● WHAT THIS TASK INVOLVES
Check each line for the word "matplotlib" and give how many have it. Say nothing else.
***** DATA LINES
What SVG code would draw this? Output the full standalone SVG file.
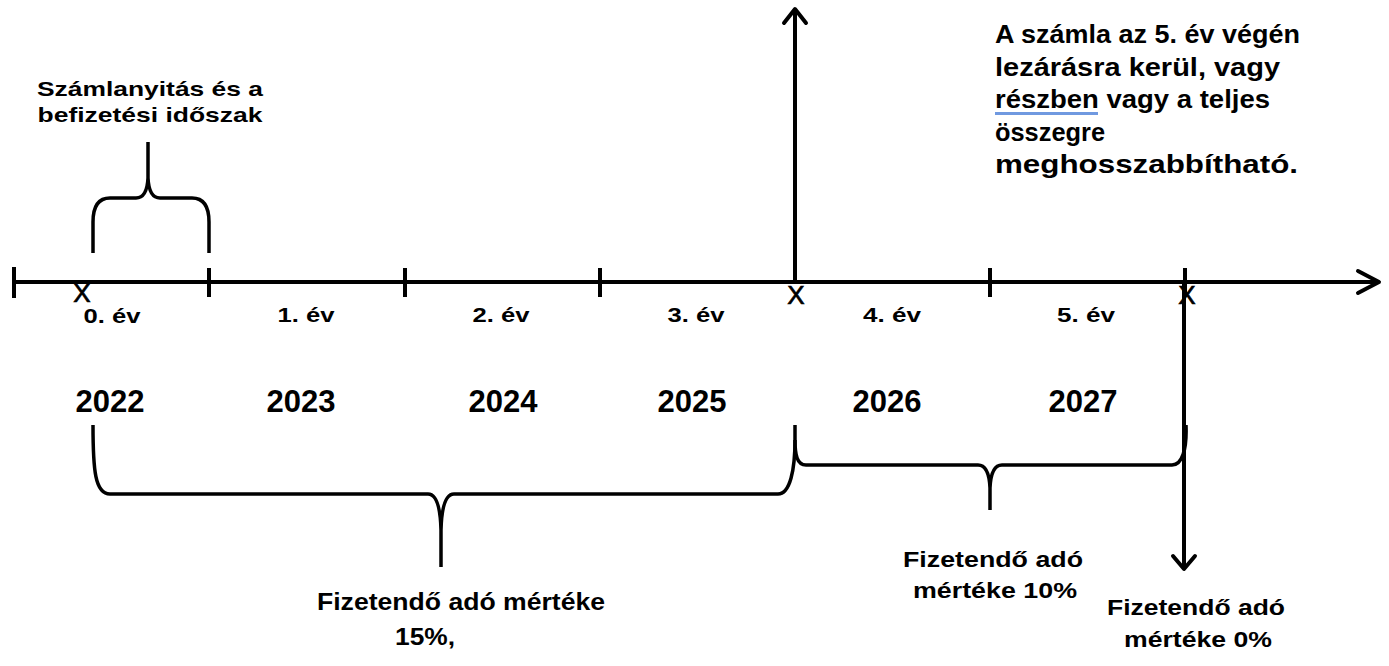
<svg xmlns="http://www.w3.org/2000/svg" width="1389" height="666" viewBox="0 0 1389 666">
<style>
  text { font-family: "Liberation Sans", Arial, sans-serif; fill: #000; }
  .b { font-weight: bold; }
  .lbl { font-size: 21px; font-weight: bold; text-anchor: middle; }
  .yr { font-size: 31px; font-weight: bold; text-anchor: middle; }
  .x { font-size: 26px; text-anchor: middle; stroke: #000; stroke-width: 0.7; }
  .ln { stroke: #000; stroke-width: 4; fill: none; stroke-linecap: butt; }
  .br { stroke: #000; stroke-width: 3.5; fill: none; stroke-linejoin: round; }
  .ah { stroke: #000; stroke-width: 4; fill: none; stroke-linecap: round; stroke-linejoin: round; }
</style>
<rect width="1389" height="666" fill="#fff"/>

<g id="connectors">
  <!-- main timeline axis -->
  <line class="ln" x1="14" y1="282" x2="1378" y2="282"/>
  <polyline class="ah" points="1358,271 1379,282 1358,293"/>
  <!-- ticks -->
  <line class="ln" x1="14" y1="267" x2="14" y2="298"/>
  <line class="ln" x1="209" y1="268" x2="209" y2="297"/>
  <line class="ln" x1="405" y1="268" x2="405" y2="297"/>
  <line class="ln" x1="600" y1="268" x2="600" y2="297"/>
  <line class="ln" x1="990" y1="268" x2="990" y2="297"/>
  <line class="ln" x1="1185" y1="268" x2="1185" y2="297"/>
  <!-- upward arrow at end of year 3 -->
  <line class="ln" x1="795" y1="284" x2="795" y2="10"/>
  <polyline class="ah" points="784,23 795,9 806,23"/>
  <!-- downward arrow at end of year 5 -->
  <line class="ln" x1="1184" y1="284" x2="1184" y2="568"/>
  <polyline class="ah" points="1173,556 1184,569 1195,556"/>
  <!-- top brace -->
  <path class="br" d="M93,253 V222 Q93,198 110,198 H136 Q147,198 148,178 V142 M148,178 Q149,198 160,198 H192 Q209,198 209,222 V253"/>
  <!-- lower brace 15% -->
  <path class="br" d="M93,425 C93,470 95,494 110,494 H428 Q440,494 441,530 V567 M441,530 Q442,494 454,494 H778 C790,494 795,470 795,440 V425"/>
  <!-- lower brace 10% -->
  <path class="br" d="M795,440 C795,455 797,465 806,465 H978 Q989,465 990,488 V510 M990,488 Q991,465 1002,465 H1172 C1182,465 1187,450 1186,425"/>
</g>

<g id="markers">
  <text class="x" x="82" y="302">X</text>
  <text class="x" x="796" y="304">X</text>
  <text class="x" x="1187" y="304">X</text>
</g>

<g id="year-labels">
  <text class="lbl" x="112" y="323" textLength="57" lengthAdjust="spacingAndGlyphs">0. év</text>
  <text class="lbl" x="306" y="322" textLength="57" lengthAdjust="spacingAndGlyphs">1. év</text>
  <text class="lbl" x="501" y="322" textLength="57" lengthAdjust="spacingAndGlyphs">2. év</text>
  <text class="lbl" x="696" y="322" textLength="57" lengthAdjust="spacingAndGlyphs">3. év</text>
  <text class="lbl" x="892" y="322" textLength="58" lengthAdjust="spacingAndGlyphs">4. év</text>
  <text class="lbl" x="1086" y="322" textLength="58" lengthAdjust="spacingAndGlyphs">5. év</text>
</g>

<g id="years">
  <text class="yr" x="110" y="412">2022</text>
  <text class="yr" x="301" y="412">2023</text>
  <text class="yr" x="503" y="412">2024</text>
  <text class="yr" x="692" y="412">2025</text>
  <text class="yr" x="887" y="412">2026</text>
  <text class="yr" x="1083" y="412">2027</text>
</g>

<g id="node-opening">
  <text class="b" font-size="21" text-anchor="middle" x="150" y="96" textLength="226" lengthAdjust="spacingAndGlyphs">Számlanyitás és a</text>
  <text class="b" font-size="21" text-anchor="middle" x="150" y="122" textLength="225" lengthAdjust="spacingAndGlyphs">befizetési időszak</text>
</g>

<g id="node-closing">
  <text class="b" font-size="25" x="995" y="43" textLength="305" lengthAdjust="spacingAndGlyphs">A számla az 5. év végén</text>
  <text class="b" font-size="25" x="995" y="76" textLength="285" lengthAdjust="spacingAndGlyphs">lezárásra kerül, vagy</text>
  <text class="b" font-size="25" x="995" y="108" textLength="275" lengthAdjust="spacingAndGlyphs">részben vagy a teljes</text>
  <line x1="995" y1="113.5" x2="1098" y2="113.5" stroke="#7099e0" stroke-width="3"/>
  <text class="b" font-size="25" x="995" y="141" textLength="110" lengthAdjust="spacingAndGlyphs">összegre</text>
  <text class="b" font-size="25" x="995" y="173" textLength="303" lengthAdjust="spacingAndGlyphs">meghosszabbítható.</text>
</g>

<g id="node-tax15">
  <text class="b" font-size="23" x="317" y="610" textLength="288" lengthAdjust="spacingAndGlyphs">Fizetendő adó mértéke</text>
  <text class="b" font-size="23" x="395" y="645" textLength="60" lengthAdjust="spacingAndGlyphs">15%,</text>
</g>

<g id="node-tax10">
  <text class="b" font-size="22" text-anchor="middle" x="993" y="567" textLength="180" lengthAdjust="spacingAndGlyphs">Fizetendő adó</text>
  <text class="b" font-size="22" text-anchor="middle" x="995" y="598" textLength="164" lengthAdjust="spacingAndGlyphs">mértéke 10%</text>
</g>

<g id="node-tax0">
  <text class="b" font-size="22" text-anchor="middle" x="1196" y="615" textLength="178" lengthAdjust="spacingAndGlyphs">Fizetendő adó</text>
  <text class="b" font-size="22" text-anchor="middle" x="1198" y="647" textLength="148" lengthAdjust="spacingAndGlyphs">mértéke 0%</text>
</g>
</svg>
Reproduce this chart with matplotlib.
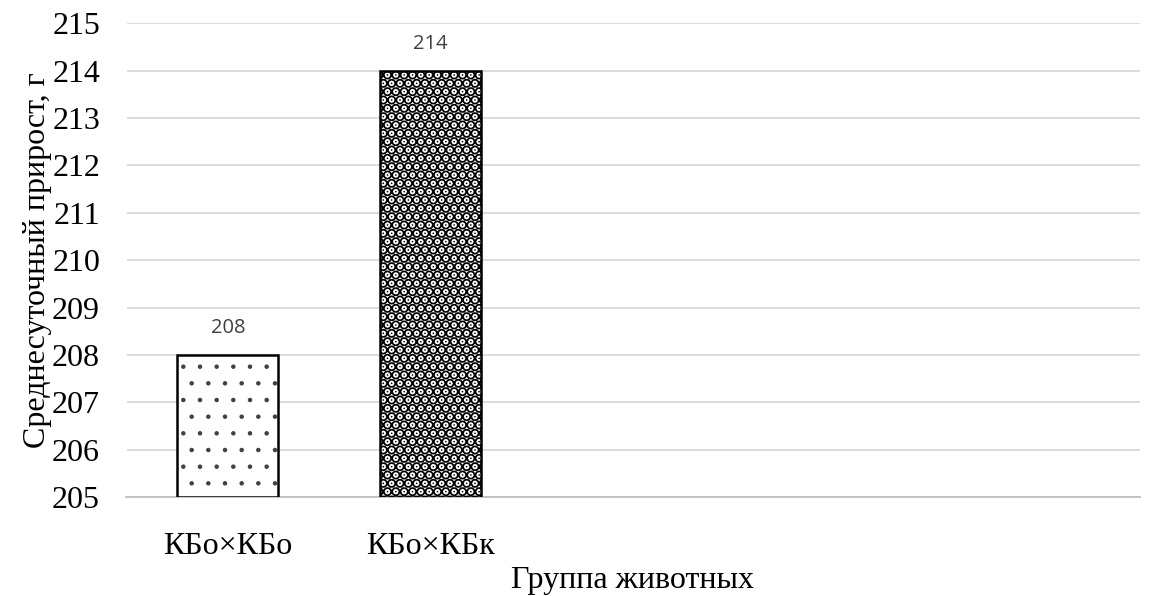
import numpy as np
import matplotlib.pyplot as plt

# chart data
groups = ['КБо×КБо', 'КБо×КБк', '', '', '']
values = [208, 214, np.nan, np.nan, np.nan]
hatches = ['.', '..']
hatch_lw = [0.8, 5.2]
hatch_col = ['#404040', 'black']

plt.rcParams['font.family'] = ['Liberation Serif', 'DejaVu Serif']

fig = plt.figure(figsize=(11.5, 5.96), dpi=100)
ax = fig.add_axes([0.110, 0.166, 0.881, 0.795])

x = np.arange(len(groups))
for i, v in enumerate(values):
    if np.isnan(v):
        continue
    with plt.rc_context({'hatch.linewidth': hatch_lw[i], 'hatch.color': hatch_col[i]}):
        ax.bar(x[i], v - 205, bottom=205, width=0.5, color='white',
               edgecolor=hatch_col[i], linewidth=0, hatch=hatches[i], zorder=3)
    ax.bar(x[i], v - 205, bottom=205, width=0.5, fill=False,
           edgecolor='black', linewidth=1.8, zorder=4)
    ax.text(x[i], v + 0.35, f'{v:.0f}', ha='center', va='bottom',
            fontsize=14.5, color='#404040', family=['Open Sans', 'DejaVu Sans'])

ax.set_xlim(-0.5, len(groups) - 0.5)
ax.set_ylim(205, 215)
ax.set_yticks(range(205, 216))
ax.set_xticks(x[:2])
ax.set_xticklabels(groups[:2])
ax.tick_params(axis='both', length=0, labelsize=23)
ax.tick_params(axis='x', pad=25)
ax.tick_params(axis='y', pad=19)
ax.yaxis.grid(True, color='#d9d9d9', linewidth=1.3, zorder=0)
ax.set_axisbelow(True)
for s in ['top', 'right', 'left']:
    ax.spines[s].set_visible(False)
ax.spines['bottom'].set_color('#bfbfbf')
ax.spines['bottom'].set_linewidth(1.3)

ax.set_ylabel('Среднесуточный прирост, г', fontsize=23, labelpad=0)
fig.text(0.55, 0.026, 'Группа животных', fontsize=23, ha='center', va='center')

fig.savefig('out.png', dpi=100)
**********
● TASK SOLUTION
2